Whenever I find this specific phrase “τρέχουσα ληξιπρόθεσμη δόση”, I want to split the pdf into a separate file. I want to split this large pdf file into N pdf files if I find it N times. I should name its Pdf file after the word found in it, which is “ΑΡΙΘΜ. ΛΟΓΑΡΙΑΣΜΟΥ ΔΑΝΕΙΟΥ: 4044080780”. During pages, this number changes. It’s actually the loan number. It’s a pdf file, and I want to name it with the loan number followed by the date, which appears on the name of the pdf file. I hope I have explained this clearly. I have uploaded a sample of my pdf file.

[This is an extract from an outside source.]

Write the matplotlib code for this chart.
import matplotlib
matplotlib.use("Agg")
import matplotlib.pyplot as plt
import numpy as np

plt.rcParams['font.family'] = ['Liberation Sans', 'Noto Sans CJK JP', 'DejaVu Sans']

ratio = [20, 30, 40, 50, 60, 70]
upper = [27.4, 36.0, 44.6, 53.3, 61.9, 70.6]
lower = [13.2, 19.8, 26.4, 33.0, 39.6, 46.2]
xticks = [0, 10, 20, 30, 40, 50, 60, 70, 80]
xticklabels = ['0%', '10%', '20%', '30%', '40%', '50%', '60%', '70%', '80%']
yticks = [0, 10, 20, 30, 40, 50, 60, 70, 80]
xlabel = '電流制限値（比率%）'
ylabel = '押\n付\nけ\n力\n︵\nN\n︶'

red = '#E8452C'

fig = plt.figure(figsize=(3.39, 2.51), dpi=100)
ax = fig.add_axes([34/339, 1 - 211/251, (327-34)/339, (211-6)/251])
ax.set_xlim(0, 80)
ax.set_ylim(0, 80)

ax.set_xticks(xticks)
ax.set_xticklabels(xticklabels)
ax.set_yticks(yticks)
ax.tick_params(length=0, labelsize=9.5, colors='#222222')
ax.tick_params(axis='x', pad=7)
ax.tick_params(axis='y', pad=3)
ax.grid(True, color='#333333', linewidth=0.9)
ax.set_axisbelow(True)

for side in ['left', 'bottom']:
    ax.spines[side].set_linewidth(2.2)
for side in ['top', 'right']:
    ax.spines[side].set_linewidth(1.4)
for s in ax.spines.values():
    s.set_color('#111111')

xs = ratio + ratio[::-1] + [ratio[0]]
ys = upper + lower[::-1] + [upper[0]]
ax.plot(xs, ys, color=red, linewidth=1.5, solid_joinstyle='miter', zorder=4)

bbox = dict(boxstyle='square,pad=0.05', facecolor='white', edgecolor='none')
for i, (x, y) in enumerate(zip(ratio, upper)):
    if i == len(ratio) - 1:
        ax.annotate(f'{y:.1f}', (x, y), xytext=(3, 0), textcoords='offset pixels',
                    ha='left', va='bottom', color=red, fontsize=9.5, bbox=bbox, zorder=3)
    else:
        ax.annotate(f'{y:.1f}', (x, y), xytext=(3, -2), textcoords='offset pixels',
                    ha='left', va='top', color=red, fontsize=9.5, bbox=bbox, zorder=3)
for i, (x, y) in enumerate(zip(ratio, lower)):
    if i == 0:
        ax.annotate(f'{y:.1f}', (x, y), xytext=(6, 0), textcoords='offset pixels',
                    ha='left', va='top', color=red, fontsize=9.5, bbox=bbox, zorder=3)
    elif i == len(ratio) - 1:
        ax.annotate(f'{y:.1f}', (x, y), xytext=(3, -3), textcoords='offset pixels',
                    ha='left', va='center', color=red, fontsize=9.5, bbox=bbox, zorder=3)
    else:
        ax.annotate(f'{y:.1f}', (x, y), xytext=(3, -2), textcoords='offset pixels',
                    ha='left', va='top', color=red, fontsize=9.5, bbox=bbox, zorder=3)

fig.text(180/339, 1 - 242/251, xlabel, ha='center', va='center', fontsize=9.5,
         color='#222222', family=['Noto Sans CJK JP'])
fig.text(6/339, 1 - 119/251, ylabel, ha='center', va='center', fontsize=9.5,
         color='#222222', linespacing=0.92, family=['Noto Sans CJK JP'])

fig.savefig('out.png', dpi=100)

IRKT00_Report_10062021_00001.pdf (154.7 KB)
Please check the below code snippet with the attached output PDFs and let us know if this helps:
private static void SplitPDF(string dataDir)
{
// Load the PDF document
Document pdfDocument = new Document(dataDir + "IRKT00_Report_10062021_00001.pdf");
// Search for the specific phrase
TextFragmentAbsorber textFragmentAbsorber = new TextFragmentAbsorber(@"ΔΑΝΕΙΟΥ:\s+(\d+)", new TextSearchOptions(true));
pdfDocument.Pages.Accept(textFragmentAbsorber);
// Iterate through the found occurrences
foreach (TextFragment textFragment in textFragmentAbsorber.TextFragments)
{
// Get loan number from the page
string loanNumber = GetLoanNumber(textFragment);
// Create a new PDF document for the extracted content
Document newPdfDocument = new Document();
newPdfDocument.Pages.Add(pdfDocument.Pages[textFragment.Page.Number]);
// Save the new PDF document
string outputFileName = $"{loanNumber}.pdf";
newPdfDocument.Save(dataDir + outputFileName);
}
}
static string GetLoanNumber(TextFragment text)
{
// Implement your logic to extract the loan number based on the page number
// You might need to use TextFragmentAbsorber or other techniques to find and extract the loan number
// Replace the following placeholder logic with your actual logic
return text.Text.Replace(" ", "").Replace("ΔΑΝΕΙΟΥ:", "");
}
SplitPDF.zip (387.1 KB)
Thank you! It works. I enrich the code, so it will search the other phrase too. Thanks again!
Its nice to know that you are able to achieve your requirements. Please keep using our API and feel free to let us know in case you need further assistance.
Sure, I will. Thanks again!